= John McClellan Holmes =

John Mcclellan Holmes (January 22, 1834 - June 21, 1911) was a Christian minister and author.

==Career==
Born in Livingston, New York, Holmes was the son of Edwin Holmes, an eminent minister of the Reformed church, and Sarah McClellan Holmes. Holmes graduated from Williams College in 1853, and from the Theological Seminary of the Reformed Dutch Church at New Brunswick, N.J. in 1857.

Holmes was a minister of the Dutch Reformed Church for forty years, first at the Reformed Church of East Williamsburg, Long Island, from July 1857 to October 1859, then at the Lee Avenue Reformed Church of Brooklyn from 1859 to October 1865, when he was installed over the First Reformed Church, of Hudson, New York. In 1870, he received a D.D. degree from Rutgers College in New Brunswick.

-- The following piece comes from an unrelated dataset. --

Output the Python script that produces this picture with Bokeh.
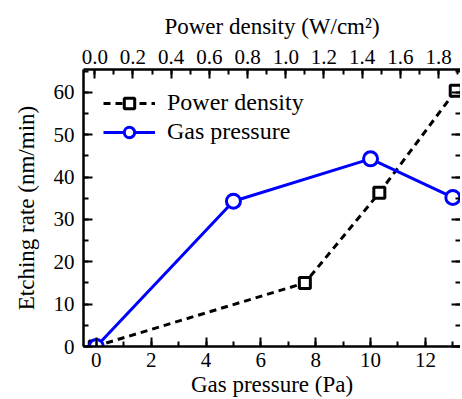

In 1877 he became pastor of the State Street Presbyterian church in Albany, New York. He served as a member of the educational and missionary boards of the Reformed church, president of the general synod in 1876, a delegate to the Pan-Presbyterian council at Edinburg in 1877, moderator of the Presbyterian synod of New York in 1884, and a delegate to the Pan-Presbyterian council at London in 1888 He was a trustee of Auburn Theological Seminary from 1886 to 1900, and director of the Union Theological Seminary in New York from 1888 to 1900. Holmes was at various times an associate editor of the Christian Intelligencer, and was noted to have "contributed largely to the religious press". It was similarly noted that "[m]any of his sermons have been published". Holmes retired in 1897.

==Personal life==
In May 1860 he married Frances Van Vranken, daughter of Rev. Samuel A. Van Vranken, D. D., with whom he had four children. Frances died on October 30, 1874, and on December 3, 1879, Holmes married Jennie Sanders Van Deusen, daughter of Peter and Susan (Livingston) Van Deusen. He died at Poughkeepsie, New York, and was buried in Hudson, New York.